しかし。ああいう現代音楽を書こう!というモチベーションは、この土地のどこから生まれてくるんだろう。どこかパワー・スポットとかがあって、そこを詣でると何かが降りてくるんだろうか?イギリス本国なら分かるんだけど。曇りがちで寒いし。そんなことを考えつつ散歩。なんかアタシ今イギリス人みたい

バラを愛でて

バラとベゴニアのハイブリッド も作られていました。

こんな

こちらは本物

ハイブリッドは厳重に?温室で栽培されておりましたが、蜂が迷い込んで花粉を付けて出て行っても大丈夫なのかな

他にウェリントンで観るべきものは:

巨大イカ!

ココね

南極から来たに違いない

このミュージアムはカフェが1階にも上階にもあるんですが、上階が上品でお料理も美味しくて良かった。
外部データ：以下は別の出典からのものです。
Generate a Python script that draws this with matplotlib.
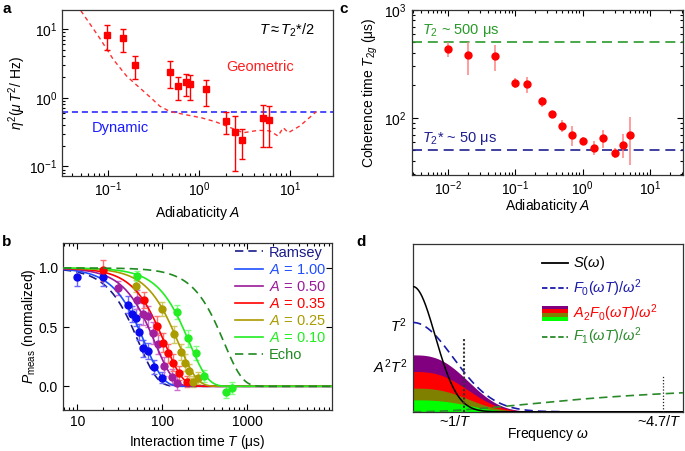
import numpy as np
import matplotlib
matplotlib.use('Agg')
import matplotlib.pyplot as plt
from matplotlib.ticker import LogLocator, NullFormatter, FixedLocator, FormatStrFormatter
from matplotlib.patches import Rectangle

plt.rcParams['font.family'] = ['Liberation Sans', 'DejaVu Sans']
plt.rcParams['mathtext.fontset'] = 'custom'
plt.rcParams['mathtext.rm'] = 'Liberation Sans'
plt.rcParams['mathtext.it'] = 'Liberation Sans:italic'
plt.rcParams['mathtext.bf'] = 'Liberation Sans:bold'
plt.rcParams['font.size'] = 10

# ---------------- Panel a data ----------------
a_A = [0.098, 0.147, 0.196, 0.48, 0.59, 0.71, 0.80, 1.2, 2.0, 2.5, 3.0, 5.0, 5.9]
a_eta = [8.3, 7.4, 3.0, 2.4, 1.48, 1.72, 1.57, 1.35, 0.46, 0.32, 0.24, 0.50, 0.48]
a_hi = [11.3, 10.0, 4.1, 3.4, 2.0, 2.25, 2.16, 1.84, 0.63, 0.54, 0.35, 0.79, 0.755]
a_lo = [5.0, 4.6, 1.9, 1.38, 0.94, 1.05, 0.94, 0.77, 0.30, 0.086, 0.128, 0.195, 0.195]
a_geo_A = [0.05, 0.08, 0.114, 0.16, 0.2, 0.244, 0.3, 0.37, 0.48, 0.7, 1.07, 1.5, 1.98,
           3.07, 4.5, 6.0, 7.4, 8.45, 9.6, 12.9, 19.6]
a_geo_eta = [18.5, 7.5, 3.6, 2.06, 1.58, 1.25, 0.98, 0.755, 0.63, 0.57, 0.51, 0.45, 0.39,
             0.31, 0.336, 0.33, 0.278, 0.367, 0.31, 0.39, 0.63]
a_dynamic = 0.62

# ---------------- Panel b data ----------------
b_labels = ['Ramsey', '$A$ = 1.00', '$A$ = 0.50', '$A$ = 0.35', '$A$ = 0.25', '$A$ = 0.10', 'Echo']
b_tau = [53, 62, 82, 106, 154, 208, 532]      # fitted decay times (us)
b_T = {
    '1.00': [10, 20, 39, 44, 49, 53, 59, 67, 80, 98],
    '0.50': [30, 50, 59, 68, 78, 89, 105, 128, 150],
    '0.35': [20, 60, 87, 102, 118, 135, 156, 193],
    '0.25': [49, 100, 138, 165, 182, 205, 228, 261],
    '0.10': [50, 149, 200, 250, 305, 553, 658],
}
b_P = {
    '1.00': [0.92, 0.92, 0.69, 0.61, 0.58, 0.46, 0.32, 0.30, 0.16, 0.074],
    '0.50': [0.83, 0.73, 0.61, 0.59, 0.45, 0.36, 0.17, 0.08, 0.03],
    '0.35': [0.98, 0.73, 0.51, 0.37, 0.28, 0.20, 0.11, 0.04],
    '0.25': [0.85, 0.65, 0.44, 0.29, 0.20, 0.13, 0.04, 0.07],
    '0.10': [0.93, 0.63, 0.405, 0.28, 0.085, -0.045, -0.012],
}
b_err = {
    '1.00': [0.07, 0.07, 0.07, 0.07, 0.07, 0.07, 0.07, 0.07, 0.06, 0.05],
    '0.50': [0.06, 0.08, 0.09, 0.09, 0.09, 0.09, 0.08, 0.07, 0.06],
    '0.35': [0.09, 0.07, 0.08, 0.08, 0.08, 0.07, 0.06, 0.05],
    '0.25': [0.05, 0.06, 0.07, 0.07, 0.07, 0.06, 0.05, 0.05],
    '0.10': [0.04, 0.06, 0.07, 0.06, 0.05, 0.05, 0.05],
}

# ---------------- Panel c data ----------------
c_A = [0.01, 0.02, 0.05, 0.1, 0.15, 0.25, 0.35, 0.5, 0.7, 1.0, 1.5, 2.0, 3.0, 4.0, 5.0]
c_T2g = [438, 378, 372, 211, 205, 143, 109, 84, 70, 61, 53, 65, 47, 56, 69]
c_hi = [509, 500, 468, 233, 238, 156, 114, 95, 84, 66, 61, 77, 52, 71, 101]
c_lo = [365, 247, 274, 188, 169, 127, 104, 74, 55, 56, 45, 52, 42, 42, 36.5]
c_T2 = 500
c_T2star = 50

# ---------------- Panel d (schematic) parameters ----------------
d_S_amp, d_S_width = 0.746, 0.116
d_F0_amp, d_F0_width = 0.532, 0.21
d_band_tops = [0.339, 0.24, 0.141, 0.071]
d_band_colors = ['#800080', '#ff0000', '#808000', '#00ff00']
d_band_width, d_band_pow = 0.243, 2.73
d_F1_amp, d_F1_k = 0.167, 0.475
d_mark1, d_mark1_h = 0.189, 0.433
d_mark47, d_mark47_h = 0.927, 0.22

fig = plt.figure(figsize=(6.85, 4.51), dpi=100)

def style_log(ax, allsides):
    ax.tick_params(which='both', direction='in', labelsize=10, width=0.8,
                   top=allsides, right=allsides)
    ax.tick_params(which='major', length=4)
    ax.tick_params(which='minor', length=2)
    for s in ax.spines.values():
        s.set_linewidth(0.9)
        s.set_color('#333333')

# ================= Panel a =================
axa = fig.add_axes([0.0905, 0.610, 0.396, 0.368])
axa.set_xscale('log'); axa.set_yscale('log')
axa.axhline(a_dynamic, color='#1a1aff', ls=(0, (4, 2.5)), lw=1.1)
axa.plot(a_geo_A, a_geo_eta, color='#ff3030', ls=(0, (3, 2.5)), lw=1.0)
yerr = [np.array(a_eta) - np.array(a_lo), np.array(a_hi) - np.array(a_eta)]
axa.errorbar(a_A, a_eta, yerr=yerr, fmt='s', color='#ff0000', ms=5, lw=1.0,
             capsize=2, capthick=1.0)
axa.set_xlim(0.031, 30); axa.set_ylim(0.073, 19)
style_log(axa, False)
axa.xaxis.set_major_locator(LogLocator(base=10, numticks=10))
axa.xaxis.set_minor_locator(LogLocator(base=10, subs=np.arange(2, 10), numticks=10))
axa.yaxis.set_minor_locator(LogLocator(base=10, subs=np.arange(2, 10), numticks=10))
axa.xaxis.set_minor_formatter(NullFormatter()); axa.yaxis.set_minor_formatter(NullFormatter())
axa.set_xlabel('Adiabaticity $A$', labelpad=3)
axa.set_ylabel(r'$\eta^2(\mu\,T^2/\ \mathrm{Hz})$', labelpad=1)
axa.text(0.934, 0.875, r'$T \approx T_2$*/2', transform=axa.transAxes, ha='right', va='center', fontsize=10.5)
axa.text(0.605, 0.657, 'Geometric', transform=axa.transAxes, color='#ff2020', ha='left', va='center', fontsize=10.5)
axa.text(0.111, 0.289, 'Dynamic', transform=axa.transAxes, color='#1a1aff', ha='left', va='center', fontsize=10.5)

# ================= Panel c =================
axc = fig.add_axes([0.601, 0.612, 0.396, 0.366])
axc.set_xscale('log'); axc.set_yscale('log')
axc.axhline(c_T2, color='#2a9a2a', ls=(0, (6, 3.5)), lw=1.2)
axc.axhline(c_T2star, color='#1f1f8f', ls=(0, (6, 3.5)), lw=1.2)
yerr = [np.array(c_T2g) - np.array(c_lo), np.array(c_hi) - np.array(c_T2g)]
axc.errorbar(c_A, c_T2g, yerr=yerr, fmt='none', ecolor='#ff8080', elinewidth=1.2, alpha=0.9)
axc.plot(c_A, c_T2g, 'o', color='#ff0000', ms=5)
axc.set_xlim(0.0029, 31); axc.set_ylim(29.5, 1000)
style_log(axc, True)
axc.xaxis.set_major_locator(LogLocator(base=10, numticks=10))
axc.xaxis.set_minor_locator(LogLocator(base=10, subs=np.arange(2, 10), numticks=10))
axc.yaxis.set_minor_locator(LogLocator(base=10, subs=np.arange(2, 10), numticks=10))
axc.xaxis.set_minor_formatter(NullFormatter()); axc.yaxis.set_minor_formatter(NullFormatter())
axc.set_xlabel('Adiabaticity $A$', labelpad=-1)
axc.set_ylabel('Coherence time $T_{2g}$ (μs)', labelpad=3)
axc.text(0.037, 0.875, '$T_2$ ~ 500 μs', transform=axc.transAxes, color='#2a9a2a', ha='left', va='center', fontsize=10.5)
axc.text(0.037, 0.224, '$T_2$* ~ 50 μs', transform=axc.transAxes, color='#1f1f8f', ha='left', va='center', fontsize=10.5)

# ================= Panel b =================
axb = fig.add_axes([0.092, 0.091, 0.393, 0.370])
axb.set_xscale('log')
Tgrid = np.logspace(np.log10(6.8), 4, 500)
line_cols = ['#1a1a8a', '#1f4fff', '#9a1a9a', '#ff0000', '#aa9b00', '#22ee22', '#208a20']
pt_cols = [None, '#0a0aee', '#a020a0', '#ff0000', '#aa9b00', '#22ee22', None]
err_cols = [None, '#6a6aff', '#d070d0', '#ff7070', '#d0c860', '#80ff80', None]
keys = [None, '1.00', '0.50', '0.35', '0.25', '0.10', None]
handles = []
for i, (lab, tau) in enumerate(zip(b_labels, b_tau)):
    P = np.exp(-(Tgrid / tau) ** 2)
    if i in (0, 6):
        ln, = axb.plot(Tgrid, P, color=line_cols[i], ls=(0, (5, 3)), lw=1.2, zorder=3 if i == 0 else 5)
    else:
        ln, = axb.plot(Tgrid, P, color=line_cols[i], lw=1.2, zorder=4)
    handles.append(ln)
for i in range(1, 6):
    k = keys[i]
    axb.errorbar(b_T[k], b_P[k], yerr=b_err[k], fmt='none', ecolor=err_cols[i],
                 elinewidth=1.0, capsize=2, capthick=1.0, zorder=3.5)
    axb.plot(b_T[k], b_P[k], 'o', color=pt_cols[i], ms=5, zorder=4.5)
axb.set_xlim(6.8, 9900); axb.set_ylim(-0.2, 1.21)
style_log(axb, True)
axb.xaxis.set_major_locator(FixedLocator([10, 100, 1000]))
axb.xaxis.set_major_formatter(FormatStrFormatter('%d'))
axb.xaxis.set_minor_locator(LogLocator(base=10, subs=np.arange(2, 10), numticks=10))
axb.xaxis.set_minor_formatter(NullFormatter())
axb.yaxis.set_major_locator(FixedLocator([0.0, 0.5, 1.0]))
axb.yaxis.set_major_formatter(FormatStrFormatter('%.1f'))
axb.set_xlabel('Interaction time $T$ (μs)', labelpad=3)
axb.set_ylabel(r'$P_{\mathrm{meas}}$ (normalized)', labelpad=1)
axb.legend(handles, b_labels, loc='upper left', bbox_to_anchor=(0.64, 0.985), frameon=False,
           borderpad=0, borderaxespad=0, labelspacing=0.21, handlelength=1.9, handletextpad=0.4,
           labelcolor=line_cols, fontsize=10.5)

# ================= Panel d =================
axd = fig.add_axes([0.603, 0.087, 0.394, 0.372])
x = np.linspace(0, 1, 600)
band_shape = np.exp(-(x / d_band_width) ** d_band_pow)
for top, col in zip(d_band_tops, d_band_colors):
    axd.fill_between(x, 0, top * band_shape, color=col, lw=0, zorder=1)
axd.plot(x, d_S_amp * np.exp(-(x / d_S_width) ** 2), color='black', lw=1.1, zorder=4)
xb = x[x <= 0.55]
axd.plot(xb, d_F0_amp * np.exp(-(xb / d_F0_width) ** 2), color='#1a1aa8', ls=(0, (5, 3)), lw=1.2, zorder=3)
axd.plot(x, d_F1_amp * x ** 2 / (x ** 2 + d_F1_k), color='#2a8a2a', ls=(0, (5, 3)), lw=1.2, zorder=3)
axd.plot([d_mark1, d_mark1], [0, d_mark1_h], color='#333333', ls=(0, (1, 1)), lw=1.5, zorder=5)
axd.plot([d_mark47, d_mark47], [0, d_mark47_h], color='#222222', ls=(0, (1, 1.5)), lw=0.9, zorder=5)
axd.set_xlim(0, 1); axd.set_ylim(0, 1)
axd.set_xticks([]); axd.set_yticks([])
for s in axd.spines.values():
    s.set_linewidth(0.9); s.set_color('#333333')
axd.set_xlabel(r'Frequency $\omega$', labelpad=10)
axd.text(0.156, -0.06, r'~1/$T$', transform=axd.transAxes, ha='center', va='center', fontsize=10.5)
axd.text(0.911, -0.06, r'~4.7/$T$', transform=axd.transAxes, ha='center', va='center', fontsize=10.5)
axd.text(-0.022, 0.512, r'$T^2$', transform=axd.transAxes, ha='right', va='center', fontsize=10.5)
axd.text(-0.022, 0.27, r'$A^2T^2$', transform=axd.transAxes, ha='right', va='center', fontsize=10.5)
# manual legend
lx0, lx1, tx = 0.477, 0.575, 0.593
rows = [0.885, 0.736, 0.587, 0.448]
axd.plot([lx0, lx1], [rows[0]] * 2, color='black', lw=1.3, transform=axd.transAxes)
axd.plot([lx0, lx1], [rows[1]] * 2, color='#1a1aa8', ls=(0, (3, 1.5)), lw=1.3, transform=axd.transAxes)
axd.plot([lx0, lx1], [rows[3]] * 2, color='#2a8a2a', ls=(0, (3, 1.5)), lw=1.3, transform=axd.transAxes)
ph = 0.092 / 4
for j, col in enumerate(d_band_colors):
    axd.add_patch(Rectangle((lx0, rows[2] + 0.046 - (j + 1) * ph), lx1 - lx0, ph, color=col,
                            lw=0, transform=axd.transAxes))
axd.text(tx, rows[0], r'$S(\omega)$', transform=axd.transAxes, va='center', fontsize=10.5, color='black')
axd.text(tx, rows[1], r'$F_0(\omega T)/\omega^2$', transform=axd.transAxes, va='center', fontsize=10.5, color='#1a1aa8')
axd.text(tx, rows[2], r'$A_2F_0(\omega T)/\omega^2$', transform=axd.transAxes, va='center', fontsize=10.5, color='#ff0000')
axd.text(tx, rows[3], r'$F_1(\omega T)/\omega^2$', transform=axd.transAxes, va='center', fontsize=10.5, color='#2a8a2a')

# panel letters
fig.text(0.003, 0.995, 'a', fontweight='bold', fontsize=11, va='top', ha='left')
fig.text(0.496, 0.995, 'c', fontweight='bold', fontsize=11, va='top', ha='left')
fig.text(0.003, 0.478, 'b', fontweight='bold', fontsize=11, va='top', ha='left')
fig.text(0.520, 0.478, 'd', fontweight='bold', fontsize=11, va='top', ha='left')

fig.savefig('out.png', dpi=100)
ホテルのロビーのようでしたよ。

沖縄以上の紫外線

涼しいのに眩しい。という。沖縄なら涼しい日はさして紫外線も強くないものだけど。

 ちょっと郊外にも足を伸ばして

展示はアヴァン・ギャルド。ミュージアム・ショップとカフェはオシャレ。

 

こじんまりとした街だけど映画スタジオとか録音スタジオがある『ウェリウッド』なので、業界人用の億ションや、深夜まで営業のオシャレな健康志向レストランだらけで、風圧がこんなに強くなければ最高な街。なんたって風が強い日は雨も降ってるので傘もさせないんですよ。

スタジオ撮影を終えた女優さんたちが「撮影メイク」のまま出て来て・・

このあたりで「グルテン・フリー」のヴィーガン・ピザ を食べてたり

この通りのカフェ、レストランのほぼ全てにヴィーガン・メニューあり。

コンパクトな街なので、オーガニック・ショップでその日に採れたイチゴとかプラムを買ったり、トレッキングしてシャワーを浴びてからコンサートに行って、食事に行ってグルテン・フリー&ヴィーガン料理を食べたり。

フリメの本拠地

なるほど。フリメは肉は食べませんからね。人肉以外。